Wednesday, March 13, 2013

Organized Retail Theft: Major Middle Eastern Crime Ring Dismantled By FBI


The FBI's web site offered the below piece:

When it comes to shoplifting, this was a serious and sophisticated operation.

It involved members of a criminal group waltzing into major U.S. retail stores and pharmacies and brazenly walking out with stolen products of all kinds, from medicine and baby formula to health and beauty supplies. Those products were then repackaged and sold at rock bottom prices to various wholesalers, who in some cases sold them right back to the companies they had been stolen from.

The criminal bottom line: an estimated $10 million worth of products were swiped every year from 2008 to 2012. To make matters worse, many of the goods—some possibly compromised by being stored and shipped under improper conditions and some sold past their expiration dates—eventually ended up in the hands of an unsuspecting public.

It all came to an end thanks to a multi-agency investigation by the FBI, the Houston Police Department, and the Harris County Sheriff’s Office, with the help of victim merchants. Earlier this month, one of the highest-ranking and most prolific fences in this Middle Eastern crime ring was convicted in federal court. Charges against other group members are pending.

Sameh Khaled Danhach, a native of Lebanon and a legal permanent resident of the U.S., headed up SKD Trading, Inc. and Lifetime Wholesale, Inc., both shell companies located in Houston that allowed Danhach and his conspirators to carry out their illegal activities.

The scheme. Danhach and others recruited “boosters”—individuals who lifted the merchandise from pharmacies and retailers—from among undocumented Mexican, Central, and South American aliens in the United States. Booster crews traveled around Texas and other states and hit various businesses, often in cars rented by Danhach or his associates. For their efforts, they’d receive a small percentage of the actual value of the stolen property, always in cash so there’d be no paper trail.

The boosters then shipped the merchandise back to Danhach’s Houston warehouse using phony accounts with bogus business names, e-mail addresses, and credit cards set up by Danhach and others. These shipping companies were also victimized—they rarely, if ever, got paid.

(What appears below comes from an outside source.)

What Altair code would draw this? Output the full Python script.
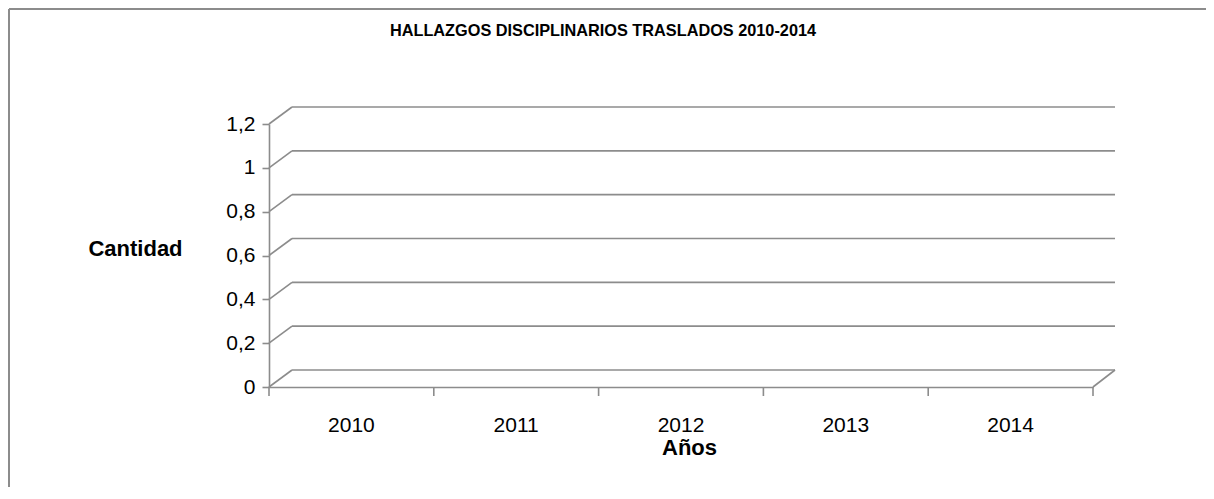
import altair as alt
import pandas as pd

# ---- data ----
title_text = "HALLAZGOS DISCIPLINARIOS TRASLADOS 2010-2014"
years = ["2010", "2011", "2012", "2013", "2014"]
counts = [0, 0, 0, 0, 0]
y_ticks = [0, 0.2, 0.4, 0.6, 0.8, 1.0, 1.2]
y_title = "Cantidad"
x_title = "Años"

# ---- styles ----
W, H = 824, 263
PAD_L, PAD_T, PAD_R, PAD_B = 261, 116, 113, 100
DX, DY = 23, -17
GRAY = "#8c8c8c"
LW = 1.6
FONT = "Liberation Sans"

df = pd.DataFrame({"year": years, "count": counts})
df_last = df.tail(1)
df_grid = pd.DataFrame({"v": y_ticks})
df_title = pd.DataFrame({"t": [title_text]})

xscale = alt.Scale(domain=years, paddingInner=0, paddingOuter=0)
yscale = alt.Scale(domain=[0, 1.2])

bars = alt.Chart(df).mark_bar(color="#4f81bd").encode(
    x=alt.X("year:N", scale=xscale, sort=years,
            axis=alt.Axis(title=x_title, ticks=False, labelAngle=0, labelAlign="center",
                          labelBaseline="middle",
                          labelFontSize=21, labelColor="black", labelPadding=38,
                          domainColor=GRAY, domainWidth=LW,
                          titleFontSize=22, titleFontWeight="bold", titleColor="black",
                          titleX=420, titleY=60, titleAlign="center",
                          titleBaseline="middle")),
    y=alt.Y("count:Q", scale=yscale,
            axis=alt.Axis(title=y_title, values=y_ticks, grid=False,
                          labelExpr="replace(format(datum.value, '.1~f'), '.', ',')",
                          labelFontSize=21, labelColor="black", labelPadding=7,
                          tickSize=7, tickColor=GRAY, tickWidth=LW,
                          domainColor=GRAY, domainWidth=LW,
                          titleFontSize=22, titleFontWeight="bold", titleColor="black",
                          titleAngle=0, titleX=-134, titleY=124,
                          titleAlign="center", titleBaseline="middle")),
)

# x ticks at band boundaries
xticks = alt.Chart(df).mark_rule(color=GRAY, strokeWidth=LW).encode(
    x=alt.X("year:N", scale=xscale, bandPosition=0),
    y=alt.value(H), y2=alt.value(H + 9),
)
xtick_last = alt.Chart(df_last).mark_rule(color=GRAY, strokeWidth=LW).encode(
    x=alt.X("year:N", scale=xscale, bandPosition=1),
    y=alt.value(H), y2=alt.value(H + 9),
)

# perspective gridlines: side diagonal + back horizontal
diag = alt.Chart(df_grid).mark_rule(color=GRAY, strokeWidth=LW, y2Offset=DY).encode(
    x=alt.value(0), x2=alt.value(DX),
    y=alt.Y("v:Q", scale=yscale), y2="v:Q",
)
back = alt.Chart(df_grid).mark_rule(color=GRAY, strokeWidth=LW, yOffset=DY).encode(
    x=alt.value(DX), x2=alt.value(W + DX - 1),
    y=alt.Y("v:Q", scale=yscale),
)
floor_right = alt.Chart(df_last).mark_rule(color=GRAY, strokeWidth=LW, y2Offset=DY).encode(
    x=alt.value(W), x2=alt.value(W + DX - 1),
    y=alt.datum(0, scale=yscale), y2=alt.datum(0),
)

title = alt.Chart(df_title).mark_text(fontSize=16.3, fontWeight="bold", color="black",
                                      font=FONT).encode(
    text="t:N", x=alt.value(334), y=alt.value(-93),
)

# outer frame
frame_left = alt.Chart(df_title).mark_rule(color=GRAY, strokeWidth=2).encode(
    x=alt.value(-PAD_L + 1), y=alt.value(-PAD_T + 1), y2=alt.value(H + PAD_B),
)
frame_top = alt.Chart(df_title).mark_rule(color=GRAY, strokeWidth=2).encode(
    y=alt.value(-PAD_T + 1), x=alt.value(-PAD_L + 1), x2=alt.value(W + PAD_R),
)

chart = alt.layer(
    frame_left, frame_top, diag, back, floor_right, xticks, xtick_last, bars, title
).properties(
    width=W, height=H,
    autosize=alt.AutoSizeParams(type="none"),
    padding={"left": PAD_L, "top": PAD_T, "right": PAD_R, "bottom": PAD_B},
).configure(font=FONT).configure_view(stroke=None)

chart.save("out.html", embed_options={"renderer": "svg", "actions": False})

The boosters shipped the stolen goods in case they were ever pulled over by law enforcement during routine traffic stops while they were driving back to Texas (that happened once, and Danhach wanted to make sure it never happened again).

Once the stolen merchandise was in Danhach’s possession, he would have his people remove anti-theft devices and store stickers, and then he would once again—using phony business accounts—ship the goods to various wholesalers, who would put the stolen goods back into circulation.

In March 2012, a search warrant for Danhach’s Houston warehouse turned up many interesting items: among them, more than $300,000 worth of stolen over-the-counter medications, shampoos, and baby formula, along with financial ledgers showing that from August 2011 to January 2012 alone, Danhach paid $1.8 million for stolen merchandise and sold it for $2.8 million for a net profit of $1 million.

Industry experts say organized retail crimes like this cost the U.S. about $30 billion a year. While that estimate includes other crimes like credit card fraud, gift card fraud, and price tag switching, the FBI generally focuses on the most significant retail theft cases involving the interstate transportation of stolen property.